The Ultimate Art Project for Miami – Knight Foundation

The Ultimate Art Project for Miami

An art piece’s effect on society is usually an afterthought for artists and their audience.  The majority of what gets produced is within the realm of art for art’s sake, self referential and aside for the general innate appreciation of aesthetic value, understood only by artists or viewers with an extensive art or art history education.  Seldom is art produce that directly engages the community at large or directly benefits it.

One can come up with a variety of ways to define art.  However, one cannot devise a definition more pure, than art being an act of creation, or the product of creativity.  People love to distinguish art from design, the former being an object or event than be solely appreciated and reflected upon, and the latter being a system for using artistic sensibilities to procure an object or space with utilitarian function.  However, though being the road less traveled, there can also exist a bridge linking the two together.  For example, Mel Chin’s Revival Field which has used special plants to remove contaminants from a superfund site(extremely polluted) in Minnesota and still been considered art. 

Now imagine a Miami full of urban farms and community gardens.  People connecting with neighbors that they had ignored before, working together towards a goal of developing a site, or multiple sites that have the capability of providing them and their family with more nutritious, better tasting fruits and veggies than could be previously attained. Is this art?
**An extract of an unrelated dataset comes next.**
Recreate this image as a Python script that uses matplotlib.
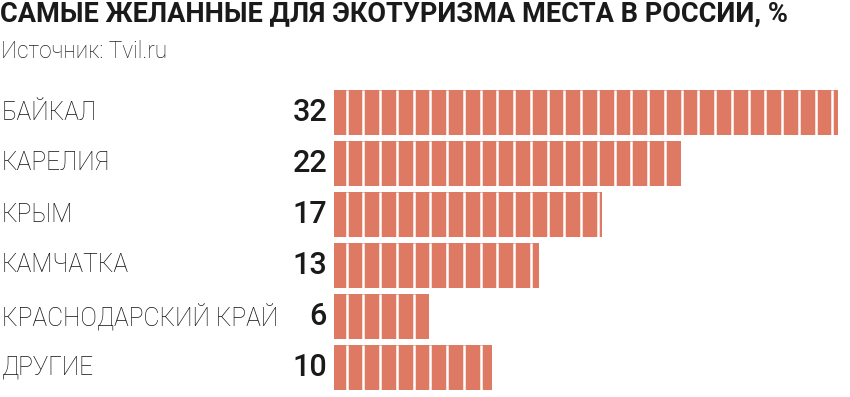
import matplotlib
matplotlib.use("Agg")
import matplotlib.pyplot as plt
import numpy as np

title = "САМЫЕ ЖЕЛАННЫЕ ДЛЯ ЭКОТУРИЗМА МЕСТА В РОССИИ, %"
source = "Источник: Tvil.ru"
categories = ["БАЙКАЛ", "КАРЕЛИЯ", "КРЫМ", "КАМЧАТКА", "КРАСНОДАРСКИЙ КРАЙ", "ДРУГИЕ"]
values = [32, 22, 17, 13, 6, 10]

W, H = 850, 397
fig = plt.figure(figsize=(W / 100, H / 100), dpi=100)
fig.patch.set_facecolor("white")

bar_color = "#DE7A64"
unit_px = 15.75
x0_px = 334
top_px, pitch_px = 87, 51
n = len(categories)

ax = fig.add_axes([x0_px / W, (H - top_px - n * pitch_px) / H, (W - x0_px) / W, n * pitch_px / H])
ax.set_xlim(0, (W - x0_px) / unit_px)
ax.set_ylim(n - 0.5, -0.5)
ax.axis("off")

y = np.arange(n)
ax.barh(y, values, height=45 / pitch_px, color=bar_color, left=0)

# white separators at fixed pixel spacing
sep_first = (346.7 - x0_px) / unit_px
sep_step = 16.75 / unit_px
for yi, v in zip(y, values):
    xs = np.arange(sep_first, v, sep_step)
    ax.vlines(xs, yi - 0.45, yi + 0.45, colors="white", linewidth=1.8)

for yi, cat, v in zip(y, categories, values):
    yc = (top_px + (yi + 0.5) * pitch_px)
    fig.text(2 / W, 1 - yc / H, cat, fontsize=17.7, family="Roboto", fontweight="light",
             color="#111111", va="center", ha="left")
    fig.text(327 / W, 1 - yc / H, str(v), fontsize=22, family="Roboto", fontweight="medium",
             color="#1a1a1a", va="center", ha="right")

fig.text(0 / W, 1 - 14 / H, title, fontsize=19.55, family="Roboto", fontweight="bold",
         color="#1a1a1a", va="center", ha="left")
fig.text(1 / W, 1 - 51 / H, source, fontsize=16.3, family="Roboto", fontweight="light",
         color="#222222", va="center", ha="left")

fig.savefig("out.png", dpi=100)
Can one define it as such?

 The vast majority of Miami residents cannot afford produce, or the amount that should be consumed by them to be healthy.  They flock to the center food isles where they can find cheap sugar and carbs or embrace the convenience of fast food out of the necessities of one’s schedule or budget.  Imagine a work of art that can change this in a significant way.  One that allows less advantaged residents to either grow their own food, or use food stamps to purchase high quality produce instead of going to Whole Foods and spending their whole paycheck.

 Now a dream deferred, Miami could one day achieve this, and perhaps sooner than later.  Though highly utilitarian and dependent on city planning and zoning, this could develop more if it were to be deemed the ultimate work of art.  An expansive act of creation that brings together communities, improves one’s well being (on all levels) and creates change more far reaching than any other work of art being produced in our city. 

 Many of you that are reading this may disagree that I am completely off track and irresponsible for posting it on an arts blog, but what is art lies in the eyes of the beholder and is defined by artists themselves, one of which I am.  In my humble opinion, this dream has merit and potential unlike any other project in the works.  May this dream come to fruition and redefine our city and the lifestyle of many of us.